Stored data ▸

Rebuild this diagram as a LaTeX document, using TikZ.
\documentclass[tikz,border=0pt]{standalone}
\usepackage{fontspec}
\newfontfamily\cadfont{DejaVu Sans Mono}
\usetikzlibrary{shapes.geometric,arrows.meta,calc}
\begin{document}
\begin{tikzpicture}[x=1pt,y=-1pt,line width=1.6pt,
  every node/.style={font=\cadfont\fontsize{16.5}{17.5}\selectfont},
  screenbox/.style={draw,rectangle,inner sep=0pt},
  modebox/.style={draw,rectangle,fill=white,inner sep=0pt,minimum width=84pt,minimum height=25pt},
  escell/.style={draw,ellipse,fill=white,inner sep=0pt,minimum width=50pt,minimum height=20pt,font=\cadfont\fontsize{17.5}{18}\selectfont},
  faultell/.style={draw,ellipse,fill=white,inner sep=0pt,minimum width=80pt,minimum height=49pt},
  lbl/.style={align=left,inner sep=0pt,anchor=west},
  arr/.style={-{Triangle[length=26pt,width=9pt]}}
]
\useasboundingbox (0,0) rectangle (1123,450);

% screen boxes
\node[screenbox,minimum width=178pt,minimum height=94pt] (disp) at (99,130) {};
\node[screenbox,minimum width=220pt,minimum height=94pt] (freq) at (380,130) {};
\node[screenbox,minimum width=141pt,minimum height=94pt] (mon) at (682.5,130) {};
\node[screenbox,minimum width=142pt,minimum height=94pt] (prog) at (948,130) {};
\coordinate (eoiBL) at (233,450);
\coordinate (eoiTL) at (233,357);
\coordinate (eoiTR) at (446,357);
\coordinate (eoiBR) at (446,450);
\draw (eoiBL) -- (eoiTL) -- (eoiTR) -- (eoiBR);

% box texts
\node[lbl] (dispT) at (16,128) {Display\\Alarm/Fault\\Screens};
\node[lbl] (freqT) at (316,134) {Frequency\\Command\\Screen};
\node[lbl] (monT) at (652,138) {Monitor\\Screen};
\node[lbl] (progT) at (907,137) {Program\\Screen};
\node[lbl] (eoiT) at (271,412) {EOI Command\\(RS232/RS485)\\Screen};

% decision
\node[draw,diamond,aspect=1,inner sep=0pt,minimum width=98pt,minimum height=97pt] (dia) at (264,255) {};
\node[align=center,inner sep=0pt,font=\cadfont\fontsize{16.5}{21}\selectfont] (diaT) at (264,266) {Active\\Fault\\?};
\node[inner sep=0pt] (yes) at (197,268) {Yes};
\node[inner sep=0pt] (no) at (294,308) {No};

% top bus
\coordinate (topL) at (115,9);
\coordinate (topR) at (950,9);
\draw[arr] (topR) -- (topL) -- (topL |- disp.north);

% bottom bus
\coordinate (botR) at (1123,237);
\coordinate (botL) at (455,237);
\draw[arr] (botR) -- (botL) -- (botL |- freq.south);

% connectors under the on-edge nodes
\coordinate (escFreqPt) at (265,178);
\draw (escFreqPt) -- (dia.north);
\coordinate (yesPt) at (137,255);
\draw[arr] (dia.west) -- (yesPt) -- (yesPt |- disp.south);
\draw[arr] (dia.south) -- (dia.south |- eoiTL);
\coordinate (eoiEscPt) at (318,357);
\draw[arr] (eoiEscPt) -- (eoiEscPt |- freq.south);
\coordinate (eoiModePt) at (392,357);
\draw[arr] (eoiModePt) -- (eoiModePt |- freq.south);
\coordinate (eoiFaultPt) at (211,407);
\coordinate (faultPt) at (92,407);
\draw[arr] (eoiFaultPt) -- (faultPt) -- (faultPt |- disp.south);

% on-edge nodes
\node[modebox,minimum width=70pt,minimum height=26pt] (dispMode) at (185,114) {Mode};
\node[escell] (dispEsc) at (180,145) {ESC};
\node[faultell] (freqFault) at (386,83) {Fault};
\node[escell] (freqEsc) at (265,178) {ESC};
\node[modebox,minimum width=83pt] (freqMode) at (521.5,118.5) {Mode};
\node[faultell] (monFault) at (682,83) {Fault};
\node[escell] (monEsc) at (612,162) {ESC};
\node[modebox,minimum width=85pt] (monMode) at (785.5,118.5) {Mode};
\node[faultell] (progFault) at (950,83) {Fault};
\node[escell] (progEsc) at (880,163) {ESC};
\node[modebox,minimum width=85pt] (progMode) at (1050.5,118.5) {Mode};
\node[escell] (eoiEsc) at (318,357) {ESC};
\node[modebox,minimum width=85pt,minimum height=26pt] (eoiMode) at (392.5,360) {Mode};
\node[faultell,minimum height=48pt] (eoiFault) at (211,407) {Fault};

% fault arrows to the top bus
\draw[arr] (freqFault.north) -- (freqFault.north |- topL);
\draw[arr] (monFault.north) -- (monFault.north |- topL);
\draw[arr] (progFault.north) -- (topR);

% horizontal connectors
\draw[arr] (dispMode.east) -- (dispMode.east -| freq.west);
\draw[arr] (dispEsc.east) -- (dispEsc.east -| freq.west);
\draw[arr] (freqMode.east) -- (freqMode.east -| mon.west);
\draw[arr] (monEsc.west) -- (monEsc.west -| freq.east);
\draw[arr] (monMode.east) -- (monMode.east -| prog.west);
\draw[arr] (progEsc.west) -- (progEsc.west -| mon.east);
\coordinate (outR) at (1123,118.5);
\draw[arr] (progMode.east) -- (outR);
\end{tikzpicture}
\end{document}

Exercise ▸ Reproduce the material above without altering a single character.

The solution ▸
Rebuild this diagram as a LaTeX document, using TikZ.
\documentclass[tikz,border=0pt]{standalone}
\usepackage{fontspec}
\newfontfamily\cadfont{DejaVu Sans Mono}
\usetikzlibrary{shapes.geometric,arrows.meta,calc}
\begin{document}
\begin{tikzpicture}[x=1pt,y=-1pt,line width=1.6pt,
  every node/.style={font=\cadfont\fontsize{16.5}{17.5}\selectfont},
  screenbox/.style={draw,rectangle,inner sep=0pt},
  modebox/.style={draw,rectangle,fill=white,inner sep=0pt,minimum width=84pt,minimum height=25pt},
  escell/.style={draw,ellipse,fill=white,inner sep=0pt,minimum width=50pt,minimum height=20pt,font=\cadfont\fontsize{17.5}{18}\selectfont},
  faultell/.style={draw,ellipse,fill=white,inner sep=0pt,minimum width=80pt,minimum height=49pt},
  lbl/.style={align=left,inner sep=0pt,anchor=west},
  arr/.style={-{Triangle[length=26pt,width=9pt]}}
]
\useasboundingbox (0,0) rectangle (1123,450);

% screen boxes
\node[screenbox,minimum width=178pt,minimum height=94pt] (disp) at (99,130) {};
\node[screenbox,minimum width=220pt,minimum height=94pt] (freq) at (380,130) {};
\node[screenbox,minimum width=141pt,minimum height=94pt] (mon) at (682.5,130) {};
\node[screenbox,minimum width=142pt,minimum height=94pt] (prog) at (948,130) {};
\coordinate (eoiBL) at (233,450);
\coordinate (eoiTL) at (233,357);
\coordinate (eoiTR) at (446,357);
\coordinate (eoiBR) at (446,450);
\draw (eoiBL) -- (eoiTL) -- (eoiTR) -- (eoiBR);

% box texts
\node[lbl] (dispT) at (16,128) {Display\\Alarm/Fault\\Screens};
\node[lbl] (freqT) at (316,134) {Frequency\\Command\\Screen};
\node[lbl] (monT) at (652,138) {Monitor\\Screen};
\node[lbl] (progT) at (907,137) {Program\\Screen};
\node[lbl] (eoiT) at (271,412) {EOI Command\\(RS232/RS485)\\Screen};

% decision
\node[draw,diamond,aspect=1,inner sep=0pt,minimum width=98pt,minimum height=97pt] (dia) at (264,255) {};
\node[align=center,inner sep=0pt,font=\cadfont\fontsize{16.5}{21}\selectfont] (diaT) at (264,266) {Active\\Fault\\?};
\node[inner sep=0pt] (yes) at (197,268) {Yes};
\node[inner sep=0pt] (no) at (294,308) {No};

% top bus
\coordinate (topL) at (115,9);
\coordinate (topR) at (950,9);
\draw[arr] (topR) -- (topL) -- (topL |- disp.north);

% bottom bus
\coordinate (botR) at (1123,237);
\coordinate (botL) at (455,237);
\draw[arr] (botR) -- (botL) -- (botL |- freq.south);

% connectors under the on-edge nodes
\coordinate (escFreqPt) at (265,178);
\draw (escFreqPt) -- (dia.north);
\coordinate (yesPt) at (137,255);
\draw[arr] (dia.west) -- (yesPt) -- (yesPt |- disp.south);
\draw[arr] (dia.south) -- (dia.south |- eoiTL);
\coordinate (eoiEscPt) at (318,357);
\draw[arr] (eoiEscPt) -- (eoiEscPt |- freq.south);
\coordinate (eoiModePt) at (392,357);
\draw[arr] (eoiModePt) -- (eoiModePt |- freq.south);
\coordinate (eoiFaultPt) at (211,407);
\coordinate (faultPt) at (92,407);
\draw[arr] (eoiFaultPt) -- (faultPt) -- (faultPt |- disp.south);

% on-edge nodes
\node[modebox,minimum width=70pt,minimum height=26pt] (dispMode) at (185,114) {Mode};
\node[escell] (dispEsc) at (180,145) {ESC};
\node[faultell] (freqFault) at (386,83) {Fault};
\node[escell] (freqEsc) at (265,178) {ESC};
\node[modebox,minimum width=83pt] (freqMode) at (521.5,118.5) {Mode};
\node[faultell] (monFault) at (682,83) {Fault};
\node[escell] (monEsc) at (612,162) {ESC};
\node[modebox,minimum width=85pt] (monMode) at (785.5,118.5) {Mode};
\node[faultell] (progFault) at (950,83) {Fault};
\node[escell] (progEsc) at (880,163) {ESC};
\node[modebox,minimum width=85pt] (progMode) at (1050.5,118.5) {Mode};
\node[escell] (eoiEsc) at (318,357) {ESC};
\node[modebox,minimum width=85pt,minimum height=26pt] (eoiMode) at (392.5,360) {Mode};
\node[faultell,minimum height=48pt] (eoiFault) at (211,407) {Fault};

% fault arrows to the top bus
\draw[arr] (freqFault.north) -- (freqFault.north |- topL);
\draw[arr] (monFault.north) -- (monFault.north |- topL);
\draw[arr] (progFault.north) -- (topR);

% horizontal connectors
\draw[arr] (dispMode.east) -- (dispMode.east -| freq.west);
\draw[arr] (dispEsc.east) -- (dispEsc.east -| freq.west);
\draw[arr] (freqMode.east) -- (freqMode.east -| mon.west);
\draw[arr] (monEsc.west) -- (monEsc.west -| freq.east);
\draw[arr] (monMode.east) -- (monMode.east -| prog.west);
\draw[arr] (progEsc.west) -- (progEsc.west -| mon.east);
\coordinate (outR) at (1123,118.5);
\draw[arr] (progMode.east) -- (outR);
\end{tikzpicture}
\end{document}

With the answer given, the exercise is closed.